**WRITTEN REQUEST**
List, from the lines below, each one with "code" in it.

(Source data)

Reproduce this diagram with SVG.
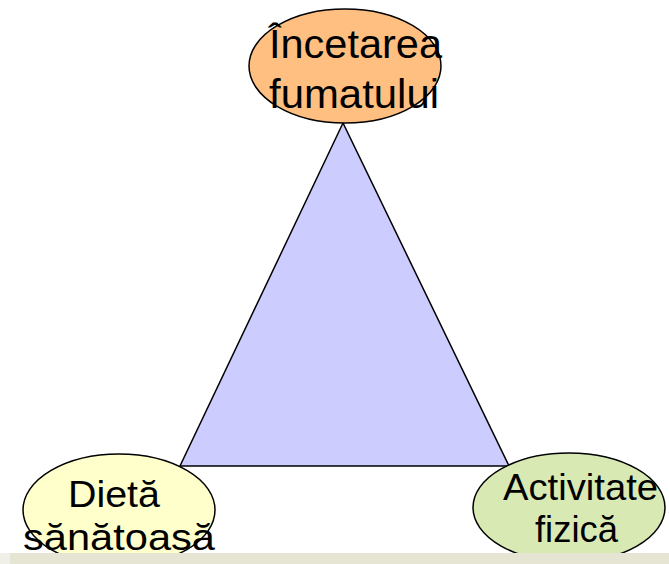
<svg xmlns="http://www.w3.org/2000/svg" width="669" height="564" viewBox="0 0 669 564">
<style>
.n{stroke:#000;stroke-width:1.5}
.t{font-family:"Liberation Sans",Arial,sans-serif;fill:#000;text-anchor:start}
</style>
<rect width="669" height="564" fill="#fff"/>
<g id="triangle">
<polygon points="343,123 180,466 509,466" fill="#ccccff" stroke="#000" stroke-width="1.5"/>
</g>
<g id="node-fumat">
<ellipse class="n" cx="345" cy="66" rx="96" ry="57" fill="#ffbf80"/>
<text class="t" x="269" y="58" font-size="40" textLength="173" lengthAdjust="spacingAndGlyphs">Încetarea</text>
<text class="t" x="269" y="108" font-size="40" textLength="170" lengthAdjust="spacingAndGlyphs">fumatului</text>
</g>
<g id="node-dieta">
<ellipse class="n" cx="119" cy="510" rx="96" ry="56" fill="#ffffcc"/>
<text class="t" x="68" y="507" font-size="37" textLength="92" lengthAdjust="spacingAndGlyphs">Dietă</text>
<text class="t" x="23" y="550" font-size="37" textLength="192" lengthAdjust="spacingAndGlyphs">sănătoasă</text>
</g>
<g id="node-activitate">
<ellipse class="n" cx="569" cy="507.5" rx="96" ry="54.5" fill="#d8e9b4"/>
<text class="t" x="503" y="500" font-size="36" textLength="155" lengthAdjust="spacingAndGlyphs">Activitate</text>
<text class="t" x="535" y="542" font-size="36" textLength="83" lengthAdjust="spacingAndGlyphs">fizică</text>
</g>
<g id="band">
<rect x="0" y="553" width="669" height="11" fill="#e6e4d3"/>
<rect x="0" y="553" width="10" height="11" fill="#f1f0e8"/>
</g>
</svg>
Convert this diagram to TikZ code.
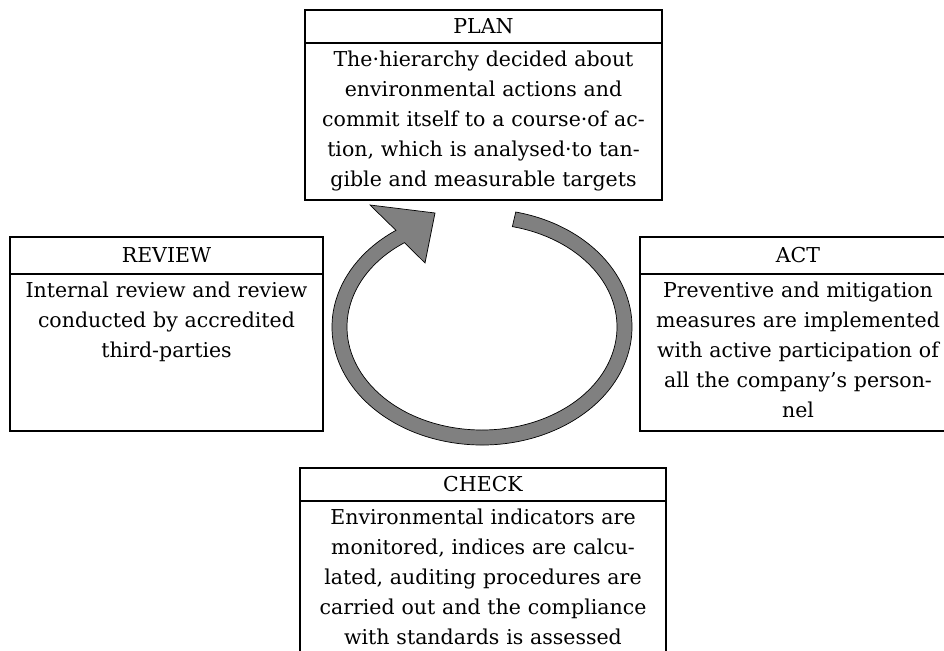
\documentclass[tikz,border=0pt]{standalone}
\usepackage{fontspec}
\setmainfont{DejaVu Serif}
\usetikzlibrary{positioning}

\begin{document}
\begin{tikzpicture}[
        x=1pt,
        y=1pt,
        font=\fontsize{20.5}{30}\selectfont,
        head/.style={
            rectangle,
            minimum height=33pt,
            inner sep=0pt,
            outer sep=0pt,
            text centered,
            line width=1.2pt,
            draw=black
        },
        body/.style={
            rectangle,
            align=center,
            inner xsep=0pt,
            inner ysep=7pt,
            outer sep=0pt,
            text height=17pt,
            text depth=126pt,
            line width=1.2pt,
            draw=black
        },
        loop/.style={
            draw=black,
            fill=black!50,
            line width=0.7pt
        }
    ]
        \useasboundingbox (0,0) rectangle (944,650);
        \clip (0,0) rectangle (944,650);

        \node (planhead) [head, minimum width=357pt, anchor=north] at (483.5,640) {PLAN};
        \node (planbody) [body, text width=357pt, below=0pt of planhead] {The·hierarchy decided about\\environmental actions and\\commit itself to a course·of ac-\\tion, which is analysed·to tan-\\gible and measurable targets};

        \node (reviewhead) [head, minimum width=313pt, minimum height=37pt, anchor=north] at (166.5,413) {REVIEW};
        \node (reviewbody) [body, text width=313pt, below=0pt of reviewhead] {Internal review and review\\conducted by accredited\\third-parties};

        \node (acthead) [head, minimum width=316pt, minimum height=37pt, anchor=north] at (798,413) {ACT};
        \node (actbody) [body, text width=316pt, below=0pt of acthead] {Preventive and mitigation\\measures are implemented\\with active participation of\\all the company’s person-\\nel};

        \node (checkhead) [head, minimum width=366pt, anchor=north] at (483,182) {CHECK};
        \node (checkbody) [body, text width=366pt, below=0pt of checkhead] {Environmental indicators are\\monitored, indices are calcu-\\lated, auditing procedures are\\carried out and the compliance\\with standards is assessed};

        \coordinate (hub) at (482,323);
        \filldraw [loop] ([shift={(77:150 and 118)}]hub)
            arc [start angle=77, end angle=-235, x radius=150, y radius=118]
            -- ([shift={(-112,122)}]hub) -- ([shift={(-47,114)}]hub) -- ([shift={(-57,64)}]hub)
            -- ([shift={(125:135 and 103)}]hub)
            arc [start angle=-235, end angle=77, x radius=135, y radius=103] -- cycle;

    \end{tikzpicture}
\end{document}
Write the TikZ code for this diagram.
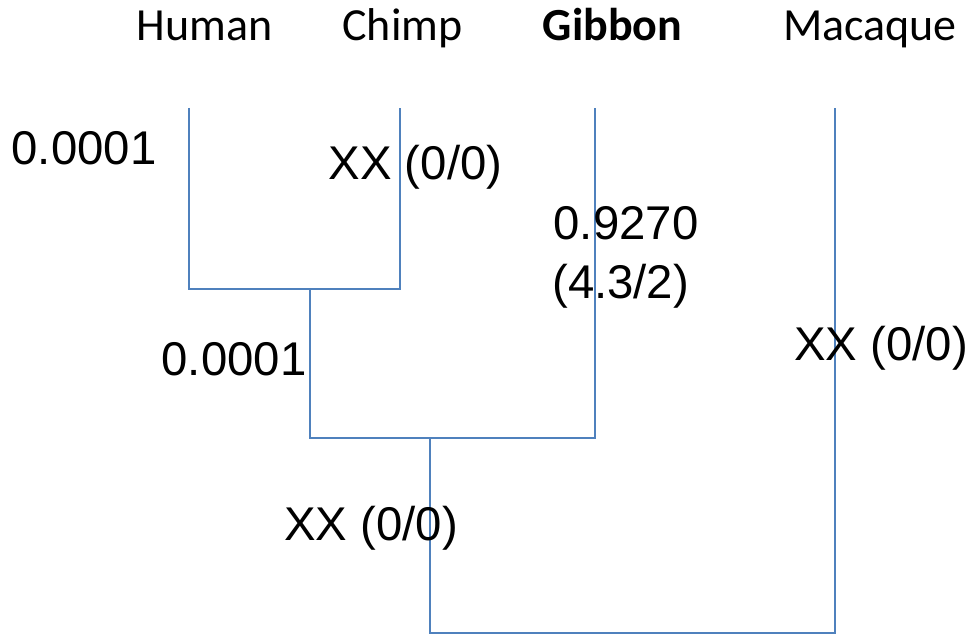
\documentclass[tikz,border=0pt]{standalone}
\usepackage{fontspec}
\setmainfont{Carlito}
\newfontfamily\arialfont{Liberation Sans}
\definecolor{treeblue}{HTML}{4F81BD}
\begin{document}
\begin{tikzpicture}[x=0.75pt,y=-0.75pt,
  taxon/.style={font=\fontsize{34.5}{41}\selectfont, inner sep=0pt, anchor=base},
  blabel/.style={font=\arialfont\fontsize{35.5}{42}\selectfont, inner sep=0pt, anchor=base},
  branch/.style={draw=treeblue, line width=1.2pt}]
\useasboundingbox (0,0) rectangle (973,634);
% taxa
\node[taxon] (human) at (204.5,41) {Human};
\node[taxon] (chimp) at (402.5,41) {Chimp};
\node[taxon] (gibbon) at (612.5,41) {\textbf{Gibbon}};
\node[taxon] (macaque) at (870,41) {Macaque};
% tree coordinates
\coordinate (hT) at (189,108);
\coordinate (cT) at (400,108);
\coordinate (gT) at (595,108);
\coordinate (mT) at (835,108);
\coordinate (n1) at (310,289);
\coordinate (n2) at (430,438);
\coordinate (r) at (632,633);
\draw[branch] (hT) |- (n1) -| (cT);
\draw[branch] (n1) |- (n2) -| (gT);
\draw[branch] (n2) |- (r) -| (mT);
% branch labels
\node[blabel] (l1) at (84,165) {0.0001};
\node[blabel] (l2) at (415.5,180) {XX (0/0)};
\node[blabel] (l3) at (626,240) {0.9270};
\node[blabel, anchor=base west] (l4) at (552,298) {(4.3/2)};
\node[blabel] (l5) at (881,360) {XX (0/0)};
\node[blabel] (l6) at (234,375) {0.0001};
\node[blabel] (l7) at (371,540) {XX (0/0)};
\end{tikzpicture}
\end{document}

**ANSWER TO THE EXERCISE**
Convert this diagram to TikZ code.
Write the TikZ code for this diagram.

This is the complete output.